MUMBAI: It’s not yet official, but it’s definitely on. Raymond James, the New York Stock Exchange-listed financial services company, is exiting its joint venture (JV) in India with ASK Investment and Financial Consultants.
“You can expect an announcement in the next 10 days,” said a company official, refusing to divulge details on the how much Raymond James would pay the Koticha brothers of ASK for the 50% stake the former hold in the 12-year JV, ASK Raymond James.

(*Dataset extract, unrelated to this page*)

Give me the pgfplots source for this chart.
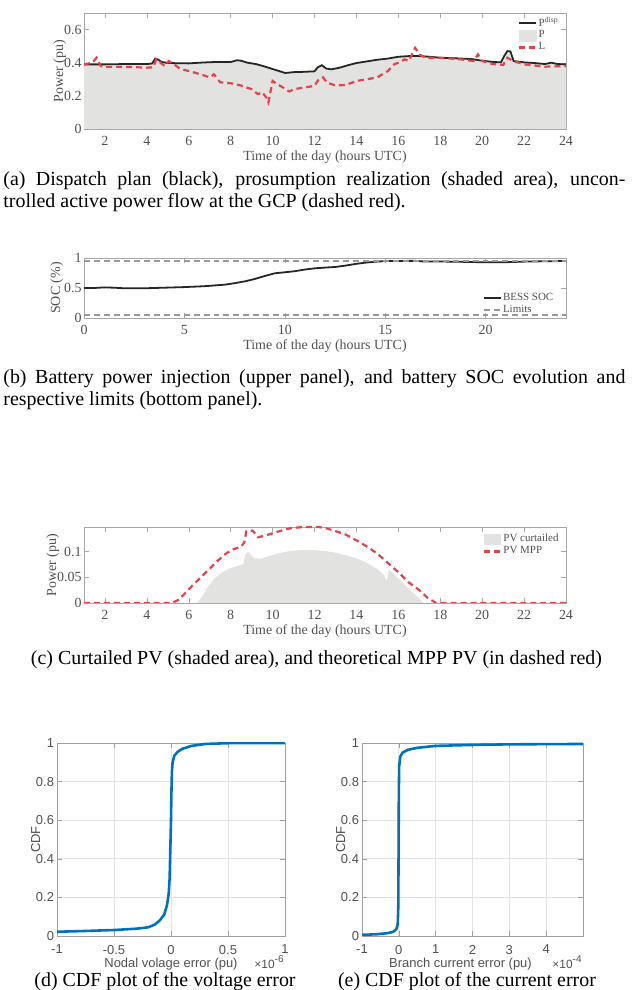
\documentclass[border=0pt]{standalone}
\usepackage{pgfplots}
\pgfplotsset{compat=1.18}
\usepackage{fontspec}
\setmainfont{Liberation Serif}
\setsansfont{Liberation Sans}

\definecolor{axgray}{HTML}{A8A8A8}
\definecolor{txtgray}{HTML}{505050}
\definecolor{fillgray}{HTML}{E2E2E0}
\definecolor{mred}{HTML}{E4424D}
\definecolor{mblue}{rgb}{0,0.447,0.741}

\pgfplotsset{
  tsax/.style={scale only axis, width=241bp, xmin=1, xmax=24,
    axis line style={axgray}, tick style={axgray}, major tick length=2.5bp,
    tick align=inside, scaled ticks=false,
    ticklabel style={font=\fontsize{7}{8}\selectfont, text=txtgray},
    yticklabel style={inner sep=1bp},
    label style={font=\fontsize{7}{8}\selectfont, text=txtgray},
    xlabel={Time of the day (hours UTC)},
    xlabel style={yshift=4bp}, ylabel style={yshift=-5.5bp},
    legend style={draw=none, fill=none, font=\fontsize{5.5}{5.5}\selectfont,
      text=txtgray, inner sep=0.5bp, row sep=-0.4bp, nodes={inner sep=0.6bp}},
    legend image code/.code={\draw[##1] (0bp,0bp) -- (8.5bp,0bp);},
    legend cell align=left,
    /pgf/number format/assume math mode=true},
  patchleg/.style={legend image code/.code={\fill[fillgray] (0bp,-2.6bp) rectangle (8.5bp,2.6bp);}},
  cdfax/.style={scale only axis, height=96.5bp, ymin=0, ymax=1,
    grid=major, grid style={gray!22},
    axis line style={gray!75}, tick style={gray!75}, major tick length=2.5bp,
    tick align=inside,
    ytick={0,0.2,0.4,0.6,0.8,1}, yticklabels={0,0.2,0.4,0.6,0.8,1},
    ticklabel style={font=\sffamily\fontsize{6.5}{7}\selectfont, text=txtgray},
    yticklabel style={inner sep=1.3bp},
    xticklabel style={yshift=-1bp},
    label style={font=\sffamily\fontsize{6.5}{7}\selectfont, text=txtgray},
    ylabel={CDF}, ylabel style={yshift=-7bp}, xlabel style={yshift=5bp}},
}

\begin{document}
\begin{tikzpicture}
\path[use as bounding box] (0,0) rectangle (316.5bp,495bp);

% (a) dispatch plan
\begin{axis}[tsax, at={(42bp,430.5bp)}, anchor=south west, height=58bp,
  ymin=0, ymax=0.7, ytick={0,0.2,0.4,0.6}, yticklabels={0,0.2,0.4,0.6},
  xtick={2,4,...,24}, ylabel={Power (pu)},
  legend style={at={(0.99,0.99)}, anchor=north east}]
\addplot[fill=fillgray, draw=none, forget plot] coordinates {
(1,0.390)(2,0.389)(3,0.392)(4,0.391)(4.25,0.396)(4.4,0.422)(4.55,0.416)(4.7,0.404)
(5,0.397)(6,0.395)(6.5,0.399)(7,0.402)(7.5,0.404)(8,0.403)(8.3,0.413)(8.5,0.410)
(8.8,0.399)(9.2,0.390)(9.6,0.376)(10,0.360)(10.3,0.348)(10.6,0.336)(11,0.341)
(11.5,0.343)(12,0.346)(12.15,0.370)(12.35,0.382)(12.55,0.363)(12.8,0.358)(13.2,0.368)
(13.6,0.383)(14,0.396)(14.5,0.406)(15,0.416)(15.5,0.423)(16,0.434)(16.5,0.438)
(17,0.438)(17.5,0.434)(18,0.428)(18.5,0.426)(19,0.423)(19.5,0.420)(20,0.410)
(20.5,0.403)(20.9,0.400)(21.05,0.436)(21.2,0.466)(21.35,0.464)(21.5,0.408)(22,0.400)
(22.5,0.396)(23,0.390)(23.3,0.398)(23.6,0.390)(24,0.388)} \closedcycle;
\addplot[black!85, line width=0.9pt, forget plot] coordinates {
(1,0.390)(2,0.390)(3,0.392)(4,0.392)(4.25,0.395)(4.4,0.425)(4.55,0.418)(4.7,0.405)
(5,0.398)(6,0.396)(6.5,0.400)(7,0.403)(7.5,0.405)(8,0.404)(8.3,0.415)(8.5,0.412)
(8.8,0.400)(9.2,0.392)(9.6,0.378)(10,0.362)(10.3,0.350)(10.6,0.338)(11,0.343)
(11.5,0.345)(12,0.348)(12.15,0.372)(12.35,0.385)(12.55,0.365)(12.8,0.360)(13.2,0.370)
(13.6,0.385)(14,0.398)(14.5,0.408)(15,0.418)(15.5,0.425)(16,0.436)(16.5,0.440)
(17,0.440)(17.5,0.436)(18,0.430)(18.5,0.428)(19,0.425)(19.5,0.422)(20,0.412)
(20.5,0.405)(20.9,0.402)(21.05,0.440)(21.2,0.470)(21.35,0.468)(21.5,0.410)(22,0.402)
(22.5,0.398)(23,0.392)(23.3,0.400)(23.6,0.392)(24,0.390)};
\addplot[mred, line width=1.1pt, densely dashed, forget plot] coordinates {
(1,0.390)(1.4,0.400)(1.6,0.430)(1.8,0.380)(2,0.375)(3,0.375)(4,0.370)(4.3,0.372)
(4.45,0.420)(4.65,0.400)(4.85,0.380)(5.05,0.410)(5.3,0.390)(5.6,0.362)(6,0.350)
(6.5,0.332)(7,0.312)(7.2,0.330)(7.5,0.282)(8,0.276)(8.5,0.262)(9,0.240)(9.3,0.210)
(9.5,0.222)(9.7,0.190)(9.8,0.160)(10,0.290)(10.2,0.272)(10.5,0.250)(10.8,0.226)
(11,0.240)(11.5,0.250)(12,0.260)(12.2,0.300)(12.4,0.312)(12.6,0.280)(13,0.262)
(13.5,0.266)(14,0.290)(14.5,0.300)(15,0.312)(15.5,0.350)(15.8,0.390)(16,0.400)
(16.3,0.420)(16.5,0.410)(16.8,0.490)(17,0.450)(17.3,0.430)(18,0.430)(19,0.420)
(19.6,0.410)(19.8,0.450)(20,0.410)(20.5,0.392)(21,0.386)(21.2,0.430)(21.5,0.410)
(22,0.390)(23,0.376)(24,0.380)};
\addlegendimage{black!85, line width=0.9pt}
\addlegendentry{P\textsuperscript{disp}}
\addlegendimage{patchleg}
\addlegendentry{P}
\addlegendimage{mred, line width=1.1pt, densely dashed}
\addlegendentry{L}
\end{axis}
\node[anchor=base west, inner sep=0, text width=311bp, align=justify,
  font=\fontsize{10}{11}\selectfont] at (1.5bp,402bp)
  {(a) Dispatch plan (black), prosumption realization (shaded area), uncon-\linebreak
   trolled active power flow at the GCP (dashed red).};

% (b) battery SOC
\begin{axis}[tsax, at={(42bp,336bp)}, anchor=south west, height=30bp,
  xmin=0, xmax=24, ymin=0, ymax=1, xtick={0,5,10,15,20},
  ytick={0,0.5,1}, yticklabels={0,0.5,1}, ylabel={SOC (\%)},
  ylabel style={yshift=1.5bp},
  legend style={at={(0.825,0.46)}, anchor=north west}]
\addplot[black!85, line width=0.9pt] coordinates {
(0,0.500)(0.5,0.500)(1,0.510)(1.5,0.505)(2,0.495)(3,0.495)(4,0.505)(5,0.515)
(6,0.530)(7,0.555)(7.5,0.580)(8,0.610)(8.5,0.650)(9,0.700)(9.5,0.745)(10,0.762)
(10.5,0.780)(11,0.808)(11.5,0.828)(12,0.840)(12.5,0.850)(13,0.872)(13.5,0.900)
(14,0.922)(14.5,0.938)(15,0.948)(15.5,0.951)(16.5,0.952)(17,0.940)(18,0.940)
(19,0.935)(20,0.928)(21,0.930)(22,0.940)(23,0.946)(24,0.950)};
\addlegendentry{BESS SOC}
\addplot[gray!80, densely dashed, line width=0.6pt] coordinates {(0,0.95)(24,0.95)};
\addlegendentry{Limits}
\addplot[gray!80, densely dashed, line width=0.6pt, forget plot] coordinates {(0,0.05)(24,0.05)};
\end{axis}
\node[anchor=base west, inner sep=0, text width=311bp, align=justify,
  font=\fontsize{10}{11}\selectfont] at (1.5bp,303bp)
  {(b) Battery power injection (upper panel), and battery SOC evolution and\linebreak
   respective limits (bottom panel).};

% (c) curtailed PV
\begin{axis}[tsax, at={(42bp,193.5bp)}, anchor=south west, height=38bp,
  ymin=0, ymax=0.148, ytick={0,0.05,0.1}, yticklabels={0,0.05,0.1},
  xtick={2,4,...,24}, ylabel={Power (pu)},
  legend style={at={(0.825,0.94)}, anchor=north west}]
\addplot[fill=fillgray, draw=none, patchleg] coordinates {
(1,0)(6.4,0)(6.6,0.010)(6.9,0.030)(7.2,0.047)(7.6,0.060)(8,0.068)(8.4,0.073)
(8.6,0.076)(8.7,0.095)(8.85,0.100)(8.95,0.094)(9.1,0.088)(9.4,0.086)(9.8,0.091)
(10.3,0.097)(10.8,0.101)(11.3,0.103)(12,0.103)(12.5,0.101)(13,0.098)(13.5,0.093)
(14,0.087)(14.5,0.078)(15,0.066)(15.3,0.055)(15.45,0.042)(15.55,0.065)(15.7,0.060)
(15.9,0.052)(16.2,0.040)(16.6,0.024)(17,0.008)(17.2,0)(24,0)} \closedcycle;
\addlegendentry{PV curtailed}
\addplot[mred, line width=1.1pt, densely dashed] coordinates {
(1,0)(5.2,0)(5.5,0.006)(5.8,0.018)(6.2,0.035)(6.6,0.051)(7,0.067)(7.4,0.083)
(7.8,0.097)(8.1,0.104)(8.5,0.110)(8.65,0.118)(8.75,0.140)(9.05,0.141)(9.3,0.128)
(9.7,0.132)(10.1,0.137)(10.5,0.142)(10.9,0.146)(11.5,0.148)(12.2,0.148)(12.6,0.145)
(13,0.140)(13.5,0.133)(14,0.122)(14.5,0.110)(15,0.096)(15.5,0.078)(16,0.060)
(16.5,0.040)(17,0.025)(17.4,0.010)(17.8,0)(24,0)};
\addlegendentry{PV MPP}
\end{axis}
\node[anchor=base, inner sep=0, font=\fontsize{10}{11}\selectfont] at (158.25bp,162.5bp)
  {(c) Curtailed PV (shaded area), and theoretical MPP PV (in dashed red)};

% (d) voltage error CDF
\begin{axis}[cdfax, name=cdfv, at={(28.5bp,27bp)}, anchor=south west, width=114bp,
  xmin=-1, xmax=1, xtick={-1,-0.5,0,0.5,1}, xticklabels={-1,-0.5,0,0.5,1},
  xlabel={Nodal volage error (pu)}]
\addplot[mblue, line width=1.3pt] coordinates {
(-1,0.022)(-0.75,0.026)(-0.5,0.031)(-0.3,0.038)(-0.2,0.045)(-0.14,0.060)(-0.1,0.080)
(-0.06,0.110)(-0.035,0.160)(-0.02,0.220)(-0.012,0.300)(-0.006,0.450)(0,0.600)
(0.004,0.750)(0.008,0.850)(0.014,0.900)(0.03,0.935)(0.06,0.955)(0.1,0.970)
(0.18,0.985)(0.3,0.995)(0.5,0.999)(1,1)};
\end{axis}
\node[anchor=base east, inner sep=0, font=\sffamily\fontsize{6}{7}\selectfont, text=txtgray]
  at ([yshift=-16bp]cdfv.south east) {×10\textsuperscript{-6}};
\node[anchor=base, inner sep=0, font=\fontsize{10}{11}\selectfont] at (82.5bp,1.8bp)
  {(d) CDF plot of the voltage error};

% (e) current error CDF
\begin{axis}[cdfax, name=cdfi, at={(181bp,27bp)}, anchor=south west, width=110.5bp,
  xmin=-1, xmax=5, xtick={-1,0,1,2,3,4}, xticklabels={-1,0,1,2,3,4},
  xlabel={Branch current error (pu)}, xlabel style={xshift=-6bp}]
\addplot[mblue, line width=1.3pt] coordinates {
(-1,0.006)(-0.6,0.009)(-0.3,0.015)(-0.15,0.022)(-0.07,0.035)(-0.03,0.060)
(-0.015,0.150)(-0.005,0.500)(0,0.750)(0.01,0.880)(0.04,0.930)(0.1,0.950)
(0.25,0.965)(0.5,0.975)(1,0.985)(2,0.990)(3,0.993)(5,0.995)};
\end{axis}
\node[anchor=base east, inner sep=0, font=\sffamily\fontsize{6}{7}\selectfont, text=txtgray]
  at ([yshift=-16bp]cdfi.south east) {×10\textsuperscript{-4}};
\node[anchor=base, inner sep=0, font=\fontsize{10}{11}\selectfont] at (233.5bp,1.8bp)
  {(e) CDF plot of the current error};
\end{tikzpicture}
\end{document}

The recent past has seen many long-standing domestic-foreign partnerships in the investment banking and stockbroking business falling apart, with the foreigners wanting to go it alone, rather than piggybacking on their domestic partners. The opening up of the financial services sector, clearer guidelines on how foreign entities operating in this sector are governed, and unwillingness to share the spoils of a great emerging story like India, have been cited as reasons. Merrill Lynch set the precedent in late 2005, when it bought out Hemendra Kothari’s 50% stake in DSP Merrill Lynch for $500 million.
In March, 2006, Goldman Sachs broke off its 10-year joint venture with Kotak Mahindra Bank’s subsidiaries in the investment banking and stock broking space. Kotak had bought out the 25% held by Goldman in Kotak Mahindra Capital Company (investment banking arm) for Rs 210 crore and a similar stake held in Kotak Securities (institutional and retail broking arm) for Rs 123 crore. Goldman has since set up shop in India on its own.
More recently (in February 2007), Morgan Stanley got out of its eight-year joint venture JM Financial. JM Financial bought out Morgan Stanley’s 49% stake in the investment banking subsidiary for $20 million (Rs 88.5 crore) and in turn, sold its 49% holding in the institutional equity broking arm of the JV to Morgan Stanley for $445 million (Rs 1,970 crore).